§ **DATA LINES**

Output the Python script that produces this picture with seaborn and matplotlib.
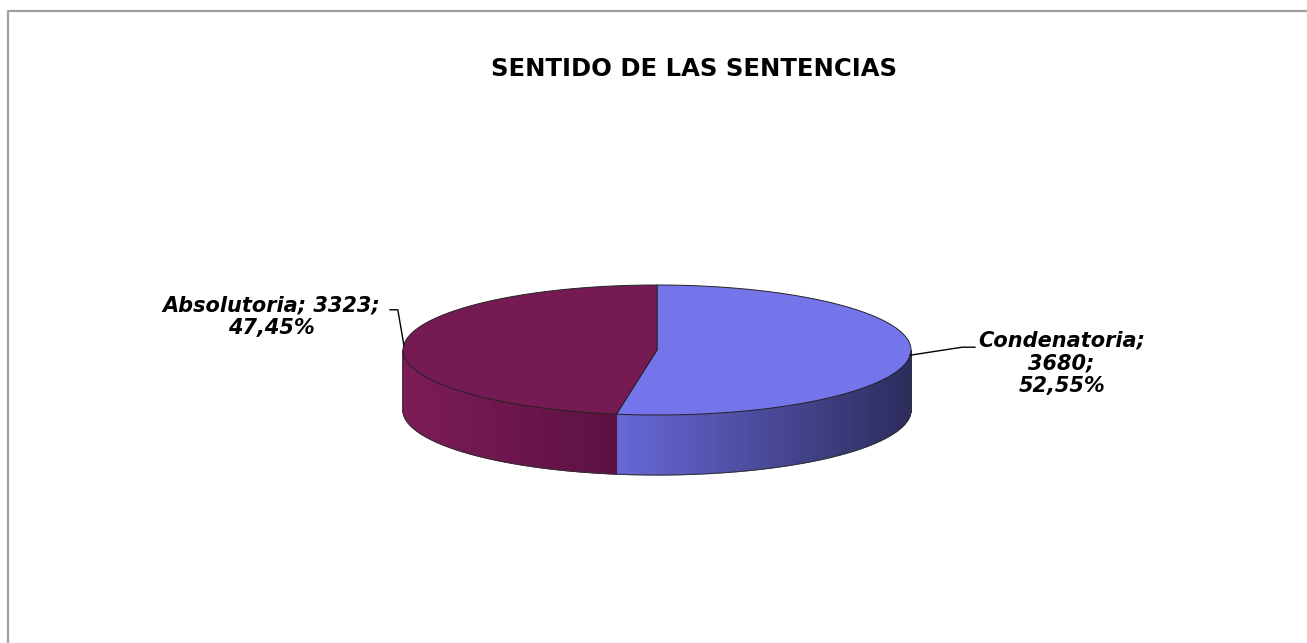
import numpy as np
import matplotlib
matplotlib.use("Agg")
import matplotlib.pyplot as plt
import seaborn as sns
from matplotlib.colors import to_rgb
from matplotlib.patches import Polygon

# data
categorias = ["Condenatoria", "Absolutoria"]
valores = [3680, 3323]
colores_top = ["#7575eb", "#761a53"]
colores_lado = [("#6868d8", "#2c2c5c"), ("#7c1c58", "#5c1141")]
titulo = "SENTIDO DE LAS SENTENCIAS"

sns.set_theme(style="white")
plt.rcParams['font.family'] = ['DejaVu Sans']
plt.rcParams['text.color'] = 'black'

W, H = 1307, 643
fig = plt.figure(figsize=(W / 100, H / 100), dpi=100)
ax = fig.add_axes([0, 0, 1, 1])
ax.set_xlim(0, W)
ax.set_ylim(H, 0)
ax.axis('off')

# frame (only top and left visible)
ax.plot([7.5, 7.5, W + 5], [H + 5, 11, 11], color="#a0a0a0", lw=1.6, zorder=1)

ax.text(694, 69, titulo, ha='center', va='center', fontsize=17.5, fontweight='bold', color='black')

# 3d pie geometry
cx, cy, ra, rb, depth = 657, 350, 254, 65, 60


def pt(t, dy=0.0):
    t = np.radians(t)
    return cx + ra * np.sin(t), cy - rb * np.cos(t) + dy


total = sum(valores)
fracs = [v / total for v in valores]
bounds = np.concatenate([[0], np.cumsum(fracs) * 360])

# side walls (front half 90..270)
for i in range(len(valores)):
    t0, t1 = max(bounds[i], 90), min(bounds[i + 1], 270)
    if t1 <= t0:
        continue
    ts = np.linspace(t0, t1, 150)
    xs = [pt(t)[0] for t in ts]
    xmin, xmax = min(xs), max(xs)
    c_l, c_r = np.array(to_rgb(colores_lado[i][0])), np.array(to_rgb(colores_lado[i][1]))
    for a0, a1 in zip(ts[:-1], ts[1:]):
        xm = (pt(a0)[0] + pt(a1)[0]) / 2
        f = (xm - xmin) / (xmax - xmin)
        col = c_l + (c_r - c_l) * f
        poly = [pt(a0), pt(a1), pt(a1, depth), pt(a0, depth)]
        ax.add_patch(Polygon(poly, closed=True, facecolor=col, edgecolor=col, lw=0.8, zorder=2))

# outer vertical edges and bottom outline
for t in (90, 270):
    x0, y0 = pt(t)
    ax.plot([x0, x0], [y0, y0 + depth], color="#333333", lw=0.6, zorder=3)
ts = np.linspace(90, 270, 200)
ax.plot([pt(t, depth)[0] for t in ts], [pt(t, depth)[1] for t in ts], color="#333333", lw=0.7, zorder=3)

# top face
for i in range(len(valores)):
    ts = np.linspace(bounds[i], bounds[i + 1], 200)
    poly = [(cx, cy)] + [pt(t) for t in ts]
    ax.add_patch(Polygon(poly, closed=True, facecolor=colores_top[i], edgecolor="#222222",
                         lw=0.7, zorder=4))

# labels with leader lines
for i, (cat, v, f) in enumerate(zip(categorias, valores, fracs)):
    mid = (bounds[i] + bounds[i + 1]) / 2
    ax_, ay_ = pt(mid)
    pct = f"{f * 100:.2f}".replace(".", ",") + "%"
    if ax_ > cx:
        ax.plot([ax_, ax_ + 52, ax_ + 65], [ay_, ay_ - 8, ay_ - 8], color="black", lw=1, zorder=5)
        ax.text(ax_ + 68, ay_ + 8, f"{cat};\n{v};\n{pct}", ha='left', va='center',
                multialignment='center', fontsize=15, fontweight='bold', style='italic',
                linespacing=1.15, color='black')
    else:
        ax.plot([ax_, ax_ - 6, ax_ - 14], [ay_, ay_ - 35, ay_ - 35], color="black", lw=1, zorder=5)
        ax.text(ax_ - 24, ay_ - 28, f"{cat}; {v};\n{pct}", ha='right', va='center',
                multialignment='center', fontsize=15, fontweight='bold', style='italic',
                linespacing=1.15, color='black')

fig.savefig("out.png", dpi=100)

§ **THE TASK**
Please reproduce the listing exactly from its opening line through the line that contains "bounds = np.concatenate([[0], np.cumsum(fracs)", both included, with all pictures omitted.

§ **FINAL RESULT**
Output the Python script that produces this picture with seaborn and matplotlib.
import numpy as np
import matplotlib
matplotlib.use("Agg")
import matplotlib.pyplot as plt
import seaborn as sns
from matplotlib.colors import to_rgb
from matplotlib.patches import Polygon

# data
categorias = ["Condenatoria", "Absolutoria"]
valores = [3680, 3323]
colores_top = ["#7575eb", "#761a53"]
colores_lado = [("#6868d8", "#2c2c5c"), ("#7c1c58", "#5c1141")]
titulo = "SENTIDO DE LAS SENTENCIAS"

sns.set_theme(style="white")
plt.rcParams['font.family'] = ['DejaVu Sans']
plt.rcParams['text.color'] = 'black'

W, H = 1307, 643
fig = plt.figure(figsize=(W / 100, H / 100), dpi=100)
ax = fig.add_axes([0, 0, 1, 1])
ax.set_xlim(0, W)
ax.set_ylim(H, 0)
ax.axis('off')

# frame (only top and left visible)
ax.plot([7.5, 7.5, W + 5], [H + 5, 11, 11], color="#a0a0a0", lw=1.6, zorder=1)

ax.text(694, 69, titulo, ha='center', va='center', fontsize=17.5, fontweight='bold', color='black')

# 3d pie geometry
cx, cy, ra, rb, depth = 657, 350, 254, 65, 60


def pt(t, dy=0.0):
    t = np.radians(t)
    return cx + ra * np.sin(t), cy - rb * np.cos(t) + dy


total = sum(valores)
fracs = [v / total for v in valores]
bounds = np.concatenate([[0], np.cumsum(fracs) * 360])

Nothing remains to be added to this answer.